Earlier this year, the American Bar Association Rule of Law Initiative (ABA ROLI) conducted three roundtables in Central Asia, to discuss the results of court monitoring of drug-related crimes collected during 2016. Two national roundtables in Kazakhstan and Tajikistan, and a regional roundtable in Kyrgyzstan, included representatives from judiciaries, prosecutor’s offices, law enforcement agencies, defense advocate communities and other state institutions.
During the roundtables, representatives of state agencies and various branches of the justice system presented on the deficiencies revealed in both drug crime legislation and investigation and prosecution processes that were exposed during the court monitoring process. Difficulties in the classification of synthetic drugs and the need to identify supply chains in order to prosecute large-scale drug traffickers, as opposed to drug users, were consistent across the Central Asia region.
Attendees were able to share recommendations for addressing these deficiencies and ideas on how to implement the recommendations. Tajikistan focused on major issues in the course of the inquiry and investigation stages of a case, particularly the validity of controlled purchases of drugs by law enforcement agencies (LEAs), their repeatability, the timeliness of seizures of drugs and failures in identifying chains of custody and sources of supply. Recommendations for resolving these issues included developing and adopting an interagency instruction on conducting a controlled purchase by LEAs, introducing legislation allowing for investigation agreements between suspects, the accused and investigating authorities, in order to effectively disclose the sources of supply and strengthen the prosecutor's oversight of the legality of operational search activities as they are carried out.

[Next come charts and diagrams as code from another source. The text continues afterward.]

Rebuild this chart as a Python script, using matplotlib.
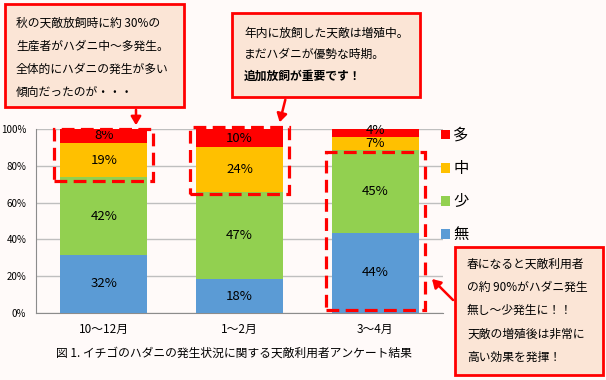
import matplotlib
matplotlib.use("Agg")
import matplotlib.pyplot as plt
import numpy as np
from matplotlib.patches import Rectangle, FancyArrowPatch

plt.rcParams['font.family'] = ['Noto Sans CJK JP', 'DejaVu Sans']

# data
periods = ["10～12月", "1～2月", "3～4月"]
levels = ["無", "少", "中", "多"]
none_pct = [31.6, 18.4, 43.6]
few_pct = [42.1, 47.3, 44.8]
mid_pct = [18.7, 24.3, 7.4]
many_pct = [7.6, 10.0, 4.2]
colors = ["#5b9bd5", "#92d050", "#ffc000", "#ff0000"]

caption = "図 1. イチゴのハダニの発生状況に関する天敵利用者アンケート結果"
note1 = ["秋の天敵放飼時に約 30%の", "生産者がハダニ中～多発生。",
         "全体的にハダニの発生が多い", "傾向だったのが・・・"]
note2 = ["年内に放飼した天敵は増殖中。", "まだハダニが優勢な時期。", "追加放飼が重要です！"]
note3 = ["春になると天敵利用者", "の約 90%がハダニ発生", "無し～少発生に！！",
         "天敵の増殖後は非常に", "高い効果を発揮！"]

W, H = 606, 380
bg = "#fffaf9"
fig = plt.figure(figsize=(W / 100, H / 100), dpi=100, facecolor=bg)
ax = fig.add_axes([36 / W, 1 - 313 / H, 407 / W, 184 / H])
ax.set_facecolor(bg)


def px(x, y):
    return (x / W, 1 - y / H)


series = [none_pct, few_pct, mid_pct, many_pct]
x = np.arange(len(periods))
bw = 0.64
bottom = np.zeros(len(periods))
bars = []
for vals, col, lab in zip(series, colors, levels):
    b = ax.bar(x, vals, bw, bottom=bottom, color=col, label=lab, zorder=3)
    bars.append(b)
    for xi, v, b0 in zip(x, vals, bottom):
        yy = b0 + v / 2
        if v < 5:
            yy = b0 + v * 0.75
        ax.text(xi, yy, f"{round(v)}%", ha="center", va="center", fontsize=9.5, zorder=5)
    bottom = bottom + np.array(vals)

ax.set_xlim(-0.5, 2.5)
ax.set_ylim(0, 100)
ax.set_yticks(np.arange(0, 101, 20))
ax.set_yticklabels([f"{v}%" for v in range(0, 101, 20)], fontsize=7)
ax.set_xticks(x)
ax.set_xticklabels(periods, fontsize=8.5)
ax.tick_params(length=0, pad=7)
ax.tick_params(axis="x", pad=7)
ax.grid(axis="y", color="#bfbfbf", lw=1, zorder=0)
for s in ["top", "right"]:
    ax.spines[s].set_visible(False)
for s in ["left", "bottom"]:
    ax.spines[s].set_color("#8c8c8c")

# dashed highlight frames derived from cumulative stack
cum = np.cumsum(np.array(series), axis=0)
frames = [(0, cum[1][0] - 1.8, 100), (1, cum[1][1] - 1.0, 101), (2, 1.6, cum[1][2] - 0.7)]
for xi, y0, y1 in frames:
    ax.add_patch(Rectangle((xi - 0.365, y0), 0.73, y1 - y0, fill=False, ec="#ff0000",
                           lw=2.3, ls=(0, (4, 2)), zorder=6, clip_on=False))

# legend
handles = [b.patches[0] for b in bars][::-1]
leg = fig.legend(handles, levels[::-1], loc="upper left", bbox_to_anchor=px(441, 127),
                 frameon=False, fontsize=11, handlelength=0.6, handleheight=0.6,
                 handletextpad=0.2, labelspacing=1.05, borderaxespad=0, borderpad=0)

# note boxes
def note(x0, y0, x1, y1, lines, tx, ty, dy, bold_last=False):
    fig.add_artist(Rectangle(px(x0, y1), (x1 - x0) / W, (y1 - y0) / H,
                             transform=fig.transFigure, fc="#fbe5d6", ec="#ff0000", lw=2))
    for i, t in enumerate(lines):
        fw = "bold" if (bold_last and i == len(lines) - 1) else "normal"
        fig.text(*px(tx, ty + i * dy), t, fontsize=8.5, va="center", ha="left", fontweight=fw)


note(5, 4, 184, 107, note1, 16, 23, 23.3)
note(232, 13, 420, 97, note2, 244, 33, 21.5, bold_last=True)
note(455, 247, 603, 375, note3, 467, 264, 23.3)

for p0, p1 in [((136, 107), (136, 128)), ((286, 97), (279, 125)), ((455, 302), (430, 277))]:
    fig.add_artist(FancyArrowPatch(px(*p0), px(*p1), transform=fig.transFigure,
                                   arrowstyle="-|>,head_length=5,head_width=3",
                                   color="#ff0000", lw=1.8))

fig.text(*px(234, 353), caption, fontsize=8.5, ha="center", va="center")

fig.savefig("out.png", dpi=100, facecolor=bg)
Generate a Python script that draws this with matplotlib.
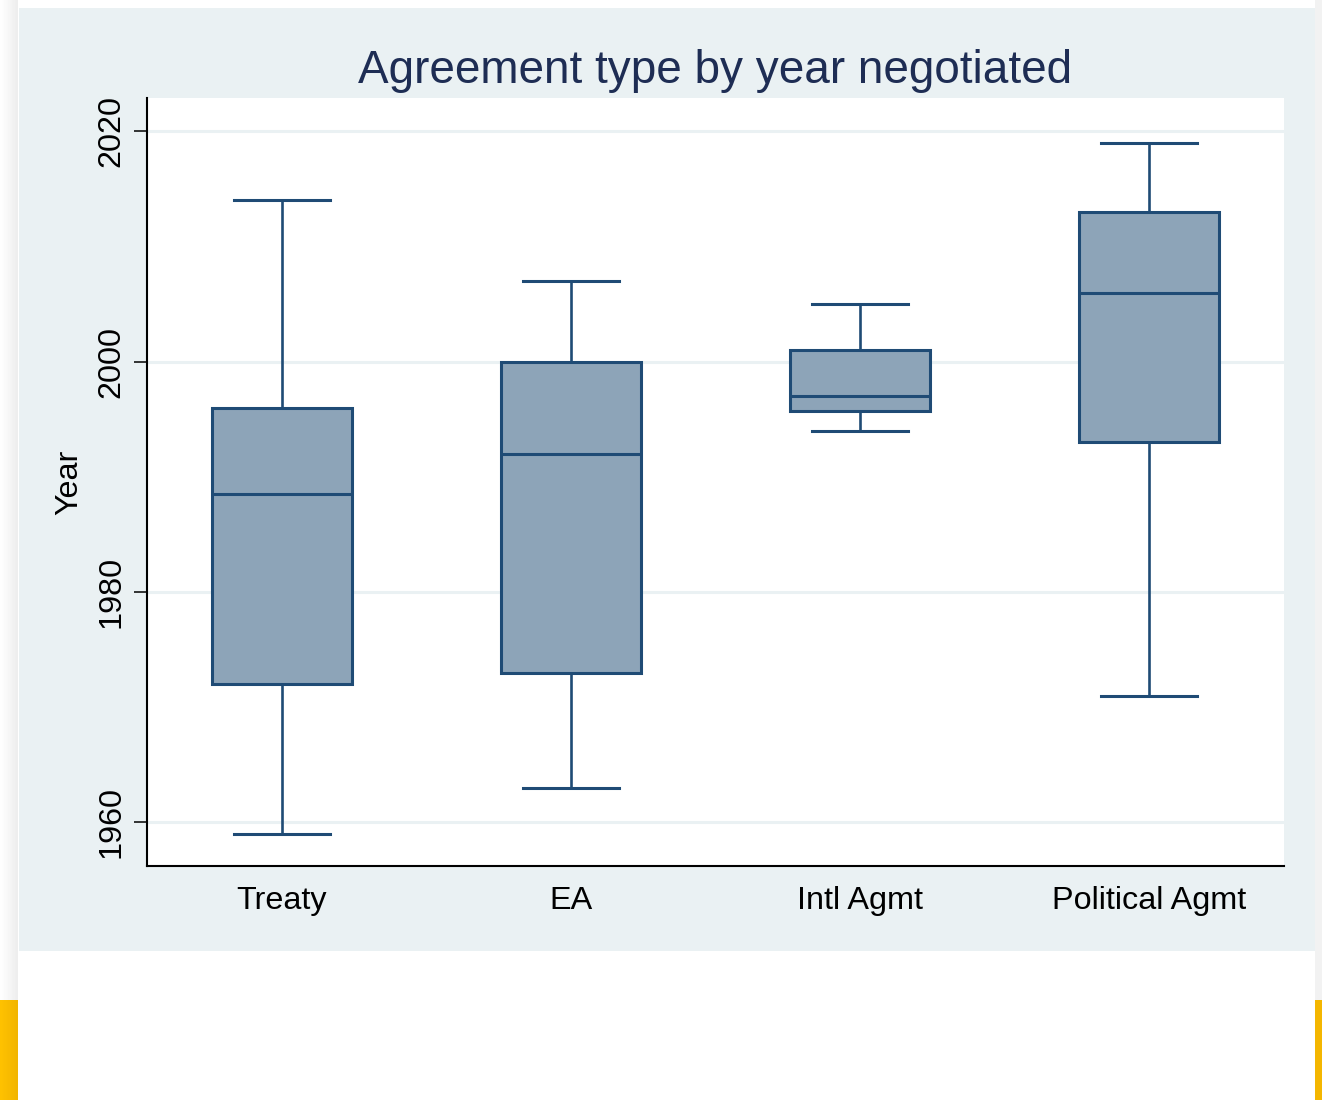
import numpy as np
import matplotlib.pyplot as plt
from matplotlib.patches import Rectangle
from matplotlib.colors import LinearSegmentedColormap

plt.rcParams['font.family'] = ['Liberation Sans', 'DejaVu Sans']

# box plot summary per agreement type (years)
categories = ['Treaty', 'EA', 'Intl Agmt', 'Political Agmt']
whisker_low = [1959, 1963, 1994, 1971]
q1 = [1972, 1973, 1995.7, 1993]
median = [1988.5, 1992, 1997, 2006]
q3 = [1996, 2000, 2001, 2013]
whisker_high = [2014, 2007, 2005, 2019]
yticks = [1960, 1980, 2000, 2020]

W, H = 1322, 1100
fig = plt.figure(figsize=(W / 100, H / 100), dpi=100)
fig.patch.set_facecolor('white')

def px_rect(x0, y0, x1, y1, color):
    fig.patches.append(Rectangle((x0 / W, 1 - y1 / H), (x1 - x0) / W, (y1 - y0) / H,
                                 transform=fig.transFigure, facecolor=color,
                                 edgecolor='none', zorder=-10))

# page edges behind the graph panel
grad = fig.add_axes([0, 1 - 1000 / H, 18 / W, 1000 / H])
grad.imshow(np.linspace(1.0, 0.93, 50)[None, :], cmap='gray', vmin=0, vmax=1,
            aspect='auto', extent=[0, 1, 0, 1])
grad.axis('off')
ylw = fig.add_axes([0, 0, 18 / W, 100 / H])
ylw.imshow(np.linspace(0, 1, 50)[None, :],
           cmap=LinearSegmentedColormap.from_list('y', ['#FFC200', '#F2B500']),
           aspect='auto', extent=[0, 1, 0, 1])
ylw.axis('off')
px_rect(1315, 0, W, 1000, '#F2F2F2')
px_rect(1315, 1000, W, H, '#F4B600')
px_rect(19, 8, 1315, 951, '#EAF1F3')

ax = fig.add_axes([147 / W, 1 - 866 / H, (1284 - 147) / W, (866 - 98) / H])
ax.set_facecolor('white')

stats = []
for i, name in enumerate(categories):
    stats.append(dict(label=name, whislo=whisker_low[i], q1=q1[i], med=median[i],
                      q3=q3[i], whishi=whisker_high[i], fliers=[]))

edge = '#1F4B75'
ax.bxp(stats, positions=range(1, len(categories) + 1), widths=0.485,
       capwidths=0.33, patch_artist=True, showfliers=False,
       boxprops=dict(facecolor='#8DA4B8', edgecolor=edge, linewidth=2.2),
       medianprops=dict(color=edge, linewidth=2.2),
       whiskerprops=dict(color=edge, linewidth=1.9),
       capprops=dict(color=edge, linewidth=2.2), zorder=3)

ax.set_xlim(0.533, 4.467)
ax.set_ylim(1956.2, 2022.9)
ax.set_yticks(yticks)
ax.set_yticklabels([str(t) for t in yticks], rotation=90, va='center')
ax.yaxis.grid(True, color='#EAF1F3', linewidth=2.2, zorder=0)
ax.set_axisbelow(True)

for s in ['top', 'right']:
    ax.spines[s].set_visible(False)
for s in ['left', 'bottom']:
    ax.spines[s].set_linewidth(1.5)
    ax.spines[s].set_color('black')

ax.tick_params(axis='y', length=9.5, width=1.1, labelsize=23.3, pad=5)
ax.tick_params(axis='x', length=0, labelsize=23.3, pad=14.5)
ax.set_ylabel('Year', fontsize=23.3, labelpad=9)
ax.set_title('Agreement type by year negotiated', fontsize=33,
             color='#1E2D54', pad=11)

fig.savefig('out.png', dpi=100, facecolor=fig.get_facecolor())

In Kazakhstan and Kyrgyzstan, recommendations emphasize the importance of making amendments to legislation on matters such as combating the spread of new synthetic drugs; strengthening controls that allow for the destruction of confiscated drugs in order to avoid secondary trafficking of them; incorporating plea bargaining into prosecution of group crimes; improving standards used by investigation bodies to more accurately identify crimes; determining the source and circumstances of the acquisition of drugs by conducting an analysis of using and buying behavior; and improving approaches to treatment and rehabilitation of drug users to prevent future drug crimes.
The participants at the regional roundtable in Kyrgyzstan, emphasized the need for continued efforts from both government agencies and expert associations to amend relevant legislation and evaluate the deficiencies identified in the country-specific reports, as well as ongoing efforts to address them. Discussing ways to implement these recommendations in a setting amongst peers from neighboring countries helped facilitate a more holistic regional approach to addressing this transnational issue.
These roundtables were organized as part of ABA ROLI’s Court Monitoring of Drug-Related Cases in Central Asia program, which is funded by the U.S. Department of State’s Bureau of International Narcotics and Law Enforcement Affairs. This program, which evaluated cases, expert opinions and international experience on overcoming the procedural deficiencies in investigating and prosecuting drug-related crimes in Central Asia, ended in March 2017.